Annual Percentage Rate or APR as it is called is the most effective way to calculate the cost of borrowing. One may assume that the interest that gets charged is the cost that one has to pay. This is not true. The interest is known as the nominal interest rate while the annual percentage rate also takes into account the other costs like processing fee or other charges. Normally, one misses out on taking these additional outlays into account while arriving at the actual cost of the funds borrowed.
As per the regulatory requirement set by the Reserve Bank of India, all loan amortization schedules need to carry the APR details. This is to give the borrower complete clarity on what the lending institution is going to charge. However, on account of lack of understanding this aspects largely gets unnoticed.
Let us look at an example for better understanding. Mr B picked up a personal loan for Rs 1 lakh for a period of 1 year. The personal loan interest rate to be charge was 20%. And he was to pay an EMI of Rs 20 thousand for next 12 months. However, there was a deduction of 4% against the processing fee and the amount that got disbursed into his account was Rs 96 thousand. In this situation while the nominal interest was 20% his APR turned out to be 21%.
Let us look at another situation. There are some lending institutions that charge an EMI upfront. This either gets deposited by the customer or can be deducted from the proceedings of the loan. In the above situation where Mr A borrowed Rs 1 lakh, if one EMI was deducted upfront, the APR would have shot up to 26%. So you can see how the APR changes drastically with the terms of loan being different.
The APR has to be higher than the nominal rate of interest unless there is special deal or waiver from the lending institution. The banks may offer a waiver of certain expenses that were to be incurred on the loan like the processing fee, insurance premium (asking customer to buy an insurance to cover loan amount in case of any exigency is quite common these days) or any other charge will only lead to having the APR equaling the nominal rate. But one thing is for sure that the APR will never be lower.
While the above APR calculation seem to be quite easy, it may not be the case. Since the lending service costs are spread out across the loan term which can be up to 5 years in case of a personal loan, the foreclosure of your loan may make the loan slightly more expensive than the APR communicated in the amortization schedule.
What affects the APR?
The APR gets affected and changed with the following criteria:
Loan type : The type of loan that you pick up would have an impact on the APR. For example, the much publicized interest free consumer loans charge 4 to 6 EMIs in advance apart from the loan processing fee. The APR on this segment of loan would be different from a regular personal loan.
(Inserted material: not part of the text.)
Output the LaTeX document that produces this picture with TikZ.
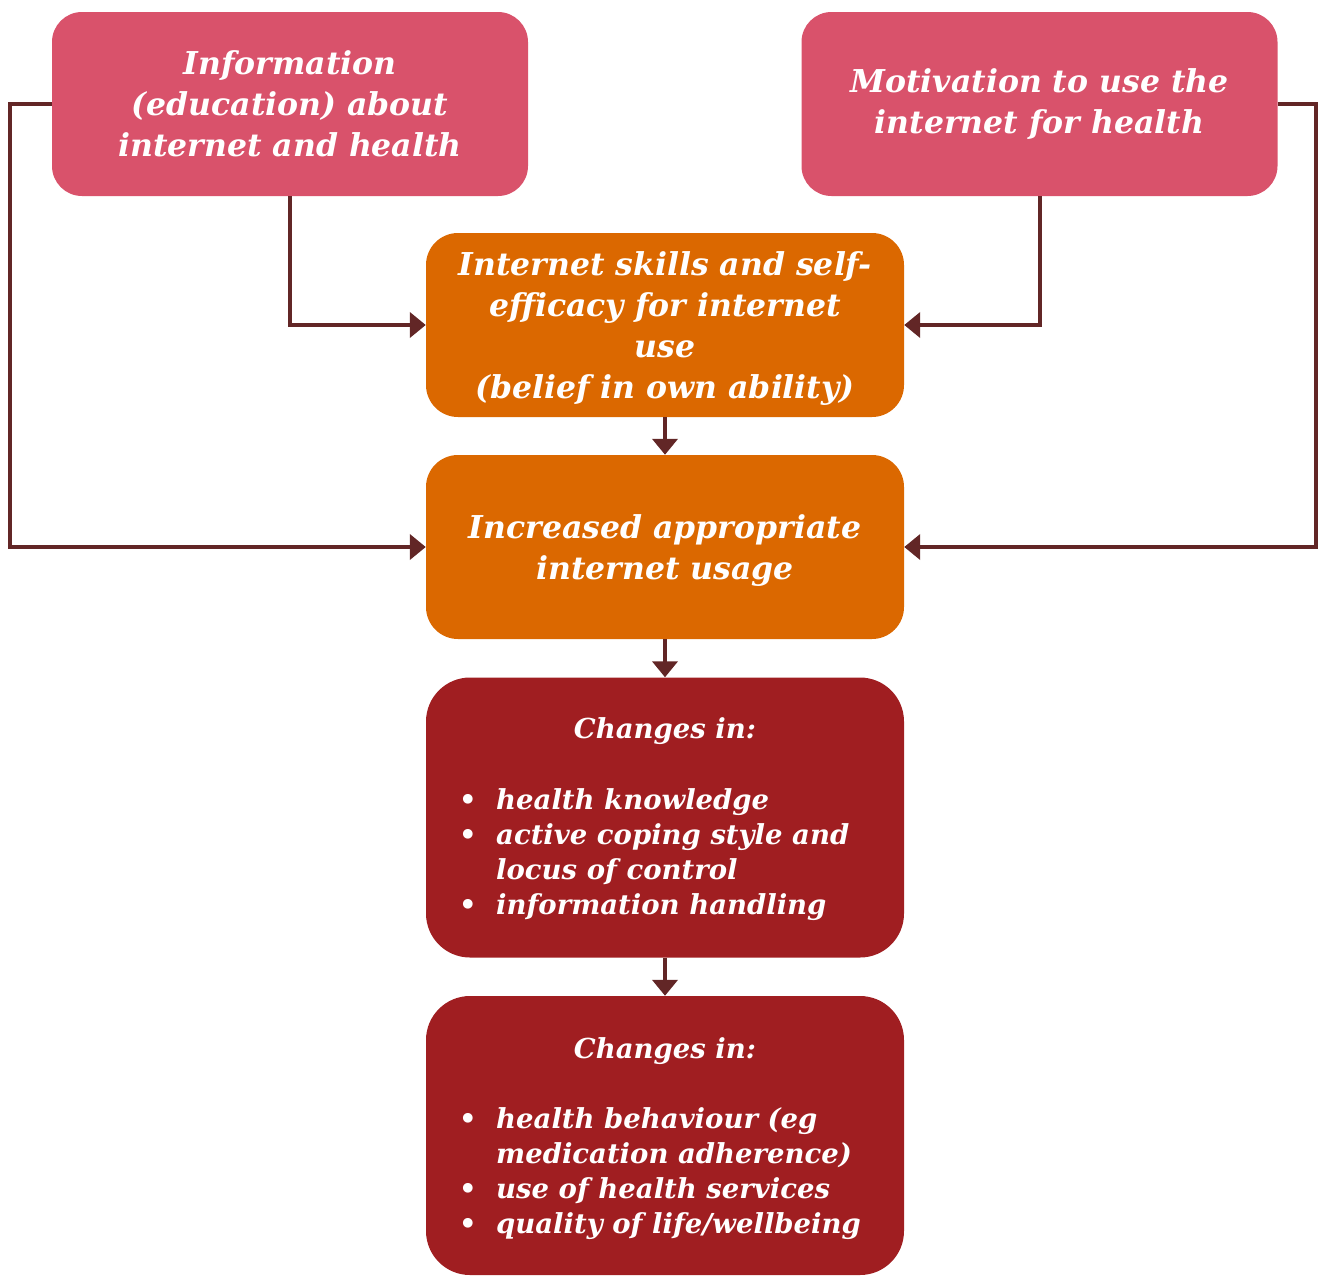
\documentclass[tikz,border=0pt]{standalone}
\usepackage{fontspec}
\setmainfont{DejaVu Serif}
\usetikzlibrary{arrows.meta}
\definecolor{pinkfill}{RGB}{217,82,107}
\definecolor{orangefill}{RGB}{219,104,0}
\definecolor{redfill}{RGB}{160,30,33}
\definecolor{linkcol}{RGB}{98,38,38}
\tikzset{
  boxbase/.style={rectangle, text=white, align=center, inner sep=0pt,
    font=\bfseries\itshape\fontsize{31.5}{41}\selectfont},
  pinkbox/.style={boxbase, fill=pinkfill, rounded corners=30pt, minimum width=476pt, minimum height=184pt},
  orangebox/.style={boxbase, fill=orangefill, rounded corners=32pt, minimum width=478pt, minimum height=184pt, text depth=0pt},
  redbox/.style={boxbase, fill=redfill, rounded corners=44pt, minimum width=478pt, minimum height=280pt},
  smalltext/.style={text=white, inner sep=0pt, align=left,
    font=\bfseries\itshape\fontsize{27.5}{35}\selectfont},
  link/.style={draw=linkcol, line width=4pt, -{Triangle[length=16pt,width=25pt]}},
}
\newcommand{\bul}{\makebox[37pt][l]{\upshape •}}
\begin{document}
\begin{tikzpicture}[x=1pt,y=-1pt]
\useasboundingbox (0,0) rectangle (1320,1275);
\node[pinkbox] (A) at (290,104) {Information\\(education) about\\internet and health};
\node[pinkbox] (B) at (1039.5,104) {Motivation to use the\\internet for health};
\node[orangebox] (C) at (665,325) {Internet skills and self-\\efficacy for internet\\use\\(belief in own ability)};
\node[orangebox] (D) at (665,547) {Increased appropriate\\internet usage};
\node[redbox] (E) at (665,817.5) {};
\node[redbox, minimum height=279pt] (F) at (665,1135.5) {};
\node[smalltext, anchor=center] (Eh) at (665,731) {Changes in:};
\node[smalltext, anchor=west] (El) at (459,855) {\bul health knowledge\\\bul active coping style and\\\hspace*{37pt}locus of control\\\bul information handling};
\node[smalltext, anchor=center] (Fh) at (665,1051) {Changes in:};
\node[smalltext, anchor=west] (Fl) at (459,1174) {\bul health behaviour (eg\\\hspace*{37pt}medication adherence)\\\bul use of health services\\\bul quality of life/wellbeing};
% connectors
\coordinate (aL) at (10,104);
\coordinate (aLd) at (10,547);
\coordinate (bR) at (1316,104);
\coordinate (bRd) at (1316,547);
\draw[link] (A.south) |- (C.west);
\draw[link] (B.south) |- (C.east);
\draw[link] (A.west) -- (aL) -- (aLd) -- (D.west);
\draw[link] (B.east) -- (bR) -- (bRd) -- (D.east);
\draw[link] (C.south) -- (D.north);
\draw[link] (D.south) -- (E.north);
\draw[link] (E.south) -- (F.north);
\end{tikzpicture}
\end{document}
Credit profile : Your credit profile would also have an impact on the APR. In case your credit profile does not fall into the category of an acceptable band and you are seeking a personal loan for low CIBIL score the APR could be much higher than a situation where the credit score is above 750 with impeccable repayment history.
Word of advice
Looking at only the interest is not the right way to evaluate the offer made by any lending institution.